Sean Dedier is a clinical coordinator for a substance abuse program and part of the church ministry. “I thought that it was an extremely necessary event. I agree with Charlie in respect to a lot of times politics is something that Christians want to stay away from. The falsehood of separation of church and state that actually doesn’t exist in our constitution is a lie that has taken on a life of its own,” said Dedier.
“It was six of us at the table and at no point in time were we all on the same page. We had different views of the topics, but we were mindful of it being gospel-driven.”
Guides authored by Drew – in which he gives reasons Christians shouldn’t be afraid to speak in the political sphere, using bible passages as context – were handed out to participants.
Some questions in the guides were: Should we seek to put our moral values into law? Should we support certain candidates because they represent the “lesser of two evils,” even if we don’t completely agree with their views?, What value should I give to a candidate’s faith in the campaigning and election process?, and How do we graciously and respectfully engage in political conversations with friends who ignore spiritual realities?

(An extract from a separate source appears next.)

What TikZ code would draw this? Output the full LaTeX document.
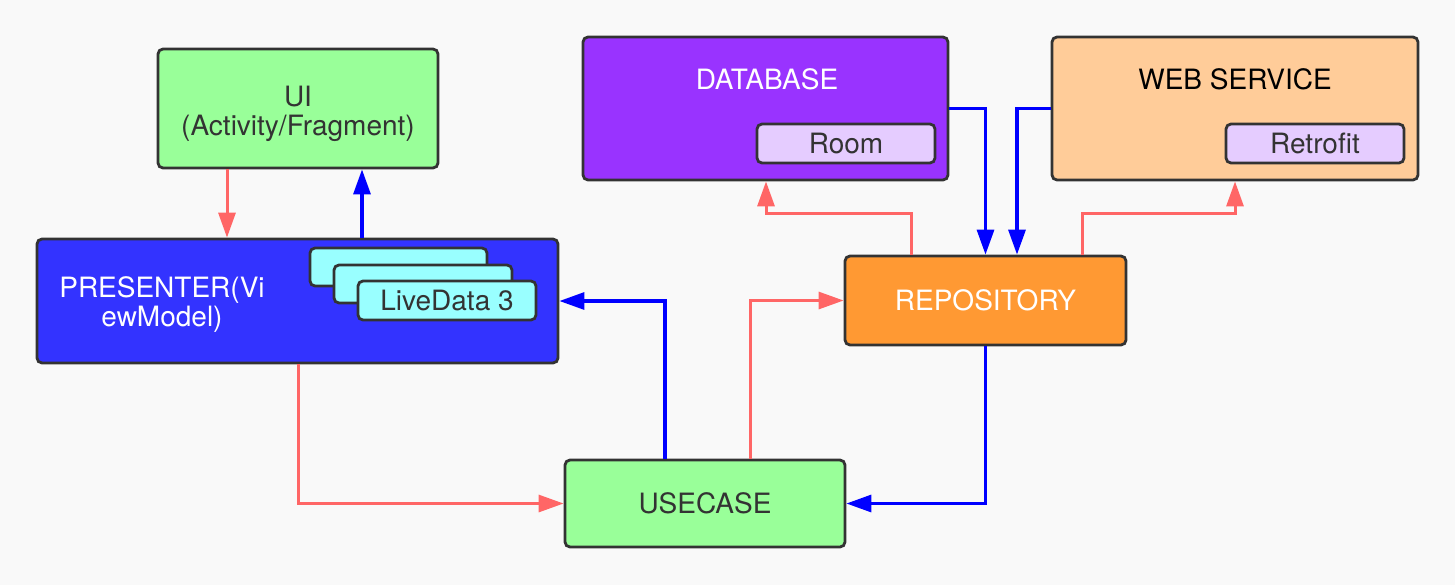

The questions were followed by biblical passages intended to help Christians frame the political issues in a context they understand and accept. The guide ended with a section labeled “Reflection on Climate Change and Christian Responsibility,” again using bible passages as context, such as God loving and caring for the land he created, but also including graphs and data to support the assertion and reinforce the importance of climate change.
“The event is about helping churches to be two things at the same time: to be engaged with social and political concerns in the world and not fighting with each other on the inevitable differences of opinion as to how to be engaged,” said Drew.
“I don’t think the church is doing a good job at [either] of those things. It’s either involved, but partisan, or it’s not involved at all. So the trick is, how can you be involved but not be [as polarized as] the rest of the culture?”